Те прилагательные, которые тяготеют в некоторых языках к глаголу, первоначально были связаны с синкретическим глаголом, или вторым членом первоначальной оппозиции[350]. Как можно видеть из изложенного, сторонников теории о первоначальной диффузности частей речи довольно много. Тем не менее в ней можно усмотреть весьма существенные, на наш взгляд, недостатки. Во-первых, сторонники этой теории недопустимо смешивают между собой две коммуникационные системы. Можно с полным основанием утверждать, что до речи у человека, как и у многих животных, существовали сигнальные системы. Примером таких сигнальных систем может служить предостерегающий о возможной опасности свист наблюдающего за обстановкой суслика, тревожное стрекотание сороки, особый крик диких гусей и т.п. Сигнал сам по себе действительно не расчленен. В нем невозможно выделить, какой-либо элемент, относящийся к определенному имени, его отдельному качеству и т.д. Он выражает в самом общем виде какую-то опасную ситуацию, в достаточной степени неопределенную. Здесь биологически важным является понятие об опасности и необходимость ее предостережения.
И вот некоторые лингвисты делают вывод, что и первые слова человеческой речи были подобны этим сигналам. Здесь также не было никаких частей речи. Вместо них было нечто диффузное и неопределенное. Чем же отличалось такое состояние от эпохи сигналов. Выходит, что оно ничем не отличалось. Это были те же сигналы. Но совершенно очевидно, что коммуникация при помощи языка явилась совершенно новым этапом в истории человеческого общения. Это был какой-то качественно новый этап, не похожий на ему предшествующий.
Сущность предложения во всех языках мира заключается в развертывании признаков предмета. До осознания признаков не могло быть никакой речи.
Речевой акт, даже в условиях первобытной речи, всегда выражал нечто конкретное и в соответствующих условиях совершенно определенное, а не диффузное. Первобытная человеческая речь не могла состоять только из одних имен существительных, так как субстантивация процессуального признака, т.е. создание отглагольного существительного требует довольно высокой степени абстракции.
В нашем языкознании еще со времен господства марровского учения о языке утвердилась довольно странная традиция.
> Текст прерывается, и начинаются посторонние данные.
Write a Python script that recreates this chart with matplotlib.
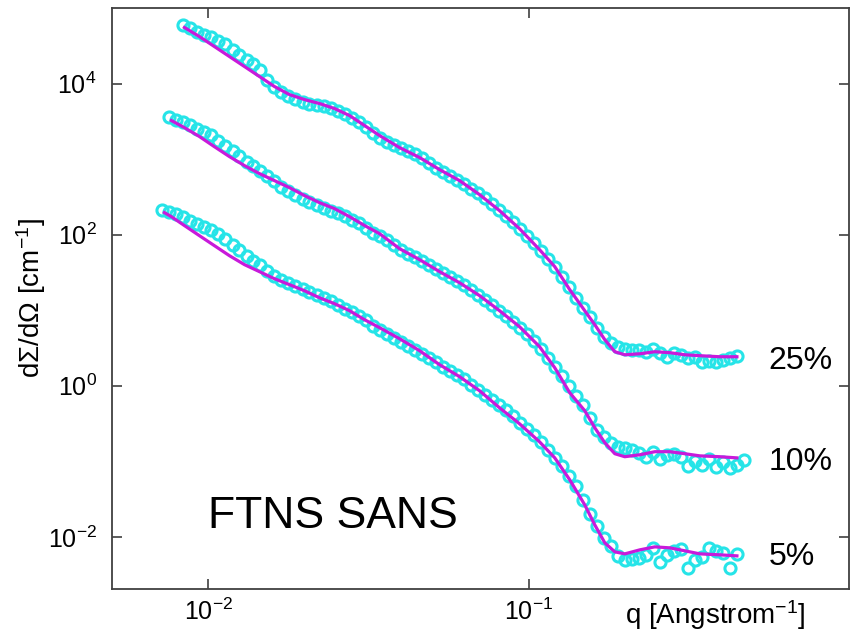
import matplotlib
matplotlib.use("Agg")
import matplotlib.pyplot as plt
from matplotlib.ticker import FixedLocator, LogFormatterMathtext, NullLocator

plt.rcParams["font.family"] = ["Liberation Sans", "DejaVu Sans"]
plt.rcParams["mathtext.fontset"] = "custom"
plt.rcParams["mathtext.rm"] = "Liberation Sans"
plt.rcParams["mathtext.it"] = "Liberation Sans:italic"
plt.rcParams["mathtext.sf"] = "Liberation Sans"

# measured q points [1/Angstrom]
q_data = [
    0.007182, 0.007553, 0.007943, 0.008353, 0.008785, 0.009239, 0.009716, 0.01022, 0.01075, 0.01130,
    0.01189, 0.01250, 0.01315, 0.01382, 0.01454, 0.01529, 0.01608, 0.01691, 0.01778, 0.01870,
    0.01967, 0.02068, 0.02175, 0.02288, 0.02406, 0.02530, 0.02661, 0.02798, 0.02943, 0.03095,
    0.03255, 0.03423, 0.03600, 0.03786, 0.03982, 0.04187, 0.04404, 0.04631, 0.04870, 0.05122,
    0.05387, 0.05665, 0.05958, 0.06265, 0.06589, 0.06930, 0.07288, 0.07664, 0.08060, 0.08476,
    0.08914, 0.09375, 0.09859, 0.1037, 0.1090, 0.1147, 0.1206, 0.1268, 0.1334, 0.1403,
    0.1475, 0.1551, 0.1632, 0.1716, 0.1805, 0.1898, 0.1996, 0.2099, 0.2207, 0.2321,
    0.2441, 0.2568, 0.2700, 0.2840, 0.2986, 0.3141, 0.3303, 0.3474, 0.3653, 0.3842,
    0.4040, 0.4249, 0.4468, 0.4699,
]

# scattered intensity [1/cm]
i_5pct = [
    214, 202, 190, 173, 153, 140, 128, 116, 103, 88.5,
    73.7, 63.3, 52.7, 45.3, 40.1, 33.4, 28.6, 25.4, 23.1, 21.1,
    19.3, 17.6, 16.0, 14.6, 13.4, 11.8, 10.5, 9.55, 8.46, 7.48,
    6.23, 5.52, 4.88, 4.32, 3.83, 3.39, 3.00, 2.65, 2.35, 2.08,
    1.79, 1.58, 1.40, 1.24, 1.03, 0.885, 0.760, 0.653, 0.560, 0.481,
    0.401, 0.324, 0.269, 0.224, 0.181, 0.142, 0.111, 0.0872, 0.0643, 0.0474,
    0.0309, 0.0202, 0.0140, 0.00970, 0.00760, 0.00560, 0.00496, 0.00511, 0.00527, 0.00578,
    0.00715, 0.00467, 0.00578, 0.00653, 0.00694, 0.00389, 0.00496, 0.00543, 0.00715, 0.00653,
    0.00614, 0.00389, 0.00595,
]
i_10pct = [
    3660, 3340, 3140, 2860, 2540, 2310, 2110, 1760, 1510, 1300,
    1110, 927, 820, 704, 605, 519, 432, 383, 339, 300,
    274, 250, 228, 208, 196, 179, 158, 144, 124, 106,
    97.0, 85.9, 73.7, 63.3, 56.0, 51.1, 45.3, 40.1, 35.5, 31.4,
    27.8, 24.6, 21.8, 18.7, 16.0, 13.8, 11.8, 9.85, 8.46, 7.04,
    5.87, 4.88, 3.94, 3.09, 2.35, 1.79, 1.36, 1.00, 0.737, 0.560,
    0.377, 0.261, 0.211, 0.176, 0.156, 0.151, 0.142, 0.130, 0.115, 0.134,
    0.108, 0.122, 0.126, 0.115, 0.0872, 0.102, 0.0899, 0.108, 0.0846, 0.0985,
    0.0820, 0.0899, 0.105,
]
i_25pct = [
    60500, 55200, 48800, 44600, 41900, 37100, 33900, 28200, 24200, 20800,
    18400, 14900, 11300, 9130, 7830, 6940, 6330, 5780, 5440, 5270,
    5110, 4810, 4390, 4010, 3550, 3140, 2700, 2240, 1930, 1710,
    1560, 1420, 1300, 1180, 1020, 899, 772, 683, 605, 535,
    474, 407, 360, 309, 257, 214, 179, 149, 120, 97.0,
    78.3, 61.4, 48.1, 37.7, 27.8, 20.5, 14.6, 10.8, 8.20, 5.87,
    4.46, 3.71, 3.29, 3.09, 3.00, 3.00, 2.82, 3.09, 2.74, 2.42,
    2.74, 2.57, 2.35, 2.42, 2.08, 2.14, 2.08, 2.21, 2.35, 2.50,
]

# each sample covers a slightly different q range
q_5pct = q_data[0:83]
q_10pct = q_data[1:84]
q_25pct = q_data[3:83]

# model fit curves
q_fit = [
    0.007286, 0.007661, 0.008414, 0.009373, 0.01044, 0.01163, 0.01296, 0.01443, 0.01608, 0.01791,
    0.01995, 0.02223, 0.02476, 0.02758, 0.03073, 0.03423, 0.03952, 0.04563, 0.05268, 0.06082,
    0.07022, 0.08107, 0.09360, 0.1081, 0.1206, 0.1343, 0.1496, 0.1608, 0.1728, 0.1857,
    0.1995, 0.2223, 0.2476, 0.2758, 0.3073, 0.3423, 0.3952, 0.4467,
]
fit_5pct = [
    196, 173, 132, 97.0, 71.5, 52.7, 40.1, 32.4, 26.1, 21.8,
    18.1, 14.6, 12.2, 9.85, 7.48, 5.87, 4.19, 2.91, 1.90, 1.32,
    0.859, 0.511, 0.314, 0.181, 0.111, 0.0569, 0.0265, 0.0144, 0.00833, 0.00633,
    0.00595, 0.00673, 0.00737, 0.00715, 0.00653, 0.00595, 0.00578, 0.00560,
]
fit_10pct = [
    3240, 2610, 1990, 1460, 1080, 820, 643, 519, 419,
    329, 265, 221, 173, 132, 103, 65.2, 46.7, 32.4, 23.1,
    15.6, 9.85, 6.05, 3.29, 1.73, 0.808, 0.467, 0.278, 0.176, 0.126,
    0.115, 0.122, 0.134, 0.134, 0.126, 0.118, 0.115, 0.111,
]
fit_25pct = [
    55200, 41900, 30900, 22800, 16800, 12400, 9130, 7150,
    6140, 5440, 4670, 3770, 2780, 2050, 1420, 1050, 726, 519,
    339, 208, 120, 63.3, 37.7, 18.7, 9.85, 6.43, 4.07, 2.82,
    2.57, 2.65, 2.82, 2.74, 2.57, 2.50, 2.42, 2.42,
]

labels = ["5%", "10%", "25%"]
label_y = [0.0054, 0.098, 2.1]

series = [
    (q_5pct, i_5pct, fit_5pct),
    (q_10pct, i_10pct, fit_10pct),
    (q_25pct, i_25pct, fit_25pct),
]

data_color = "#26E4E8"
fit_color = "#C81ADA"

fig = plt.figure(figsize=(8.55, 6.37), dpi=100)
ax = fig.add_axes([0.131, 0.0754, 0.862, 0.912])

for (q, i_vals, fit_vals), label, y_lab in zip(series, labels, label_y):
    f0 = len(q_fit) - len(fit_vals)
    ax.plot(q, i_vals, linestyle="none", marker="o", markersize=8,
            markerfacecolor="none", markeredgecolor=data_color, markeredgewidth=2.2, zorder=2)
    ax.plot(q_fit[f0:], fit_vals, color=fit_color, linewidth=2.3, zorder=3)
    ax.text(0.56, y_lab, label, fontsize=23, ha="left", va="center")

ax.text(0.0100, 0.0184, "FTNS SANS", fontsize=32, ha="left", va="center")

ax.set_xscale("log")
ax.set_yscale("log")
ax.set_xlim(0.005, 1.0)
ax.set_ylim(10 ** -2.69, 1e5)

ax.xaxis.set_major_locator(FixedLocator([1e-2, 1e-1]))
ax.yaxis.set_major_locator(FixedLocator([1e-2, 1e0, 1e2, 1e4]))
ax.xaxis.set_major_formatter(LogFormatterMathtext())
ax.yaxis.set_major_formatter(LogFormatterMathtext())
ax.xaxis.set_minor_locator(NullLocator())
ax.yaxis.set_minor_locator(NullLocator())
ax.tick_params(which="major", direction="in", length=7, width=1.2, color="#404040",
               top=True, right=True, labelsize=18)
ax.tick_params(axis="x", pad=7)
ax.tick_params(axis="y", pad=11)

for sp in ax.spines.values():
    sp.set_color("#404040")
    sp.set_linewidth(1.3)

ax.set_xlabel("q [Angstrom$^{-1}$]", fontsize=20)
ax.xaxis.set_label_coords(0.818, -0.016)
ax.set_ylabel("d\u03a3/d\u03a9 [cm$^{-1}$]", fontsize=20)
ax.yaxis.set_label_coords(-0.087, 0.5)

fig.savefig("out.png", dpi=100)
Любая особенность языка прямо и непосредственно соотносится с определенным состоянием развития человеческого мышления. Если в языке, скажем, встречаются амбивалентные основы типа азерб. ағры- ʽболетьʼ и ағры ʽбольʼ, то это свидетельствует о том, что в человеческом сознании части речи еще недостаточно разграничены. Однако такого обязательного параллелизма между языком и мышлением могло и не быть. В человеческом сознании предметы и их признаки могли быть выделены достаточно четко, но язык мог использовать одну и ту же основу для выражения и предметов и признаков.
Трудно согласиться с тем, что определенное качество всегда ассоциируется с каким-либо предметом. Оно могло возникнуть в человеческом мозгу совершенно независимо от конкретного предмета, будучи абстрагировано от многих предметов.
Выражение demir yol ʽжелезная дорогаʼ в турецком языке вовсе не свидетельствует о том, что в турецком языке когда-то не было прилагательных. В данном случае от существительного demir было отвлечено в определенных словосочетаниях качество, а сама форма существительного не подверглась при этом никаким изменениям.
Любая человеческая речь, даже самая примитивная, предполагает четкое осознание предмета и его признаков. Вне этого условия сама речь не представляется возможной. Поэтому всякие рассуждения по поводу того, что, будто бы, первоначально в языке не было четкого разделения частей речи, представляются нам совершенно не обоснованными.
Следует также заметить, что сторонники теории первоначальной диффузности частей речи совершают в своих исследованиях ошибки.
Желая показать абсолютное тождество глагольных и именных основ Э.В. Севортян приводит такие примеры, как карык ʽтемнетьʼ и карык ʽзатемненныйʼ, чув. тутăх- ʽржаветьʼ и тутăх- ржавчина[351]. Однако эти аффиксы генетически не тождественны. В одном случае аффикс -ық восходит к аффиксу, обозначающему становление качества, который в конечном счете представляет переосмысление древнего аффикса многократного действия, в другом случае -ық – аффикс древнего перфективного причастия -ық, например карық ʽзатемненныйʼ. Генетически тождественными эти аффиксы быть не могут. На этом же основании совершенно недопустимо сопоставление азерб. акын- ʽприближатьсяʼ и акын ʽблизкийʼ[352]. В первом случае мы имеем дело с аффиксом возвратного залога, который также представляет переосмысление древнего аффикса многократного действия. Во втором случае – аффикс -ын – показатель древнего перфективного причастия.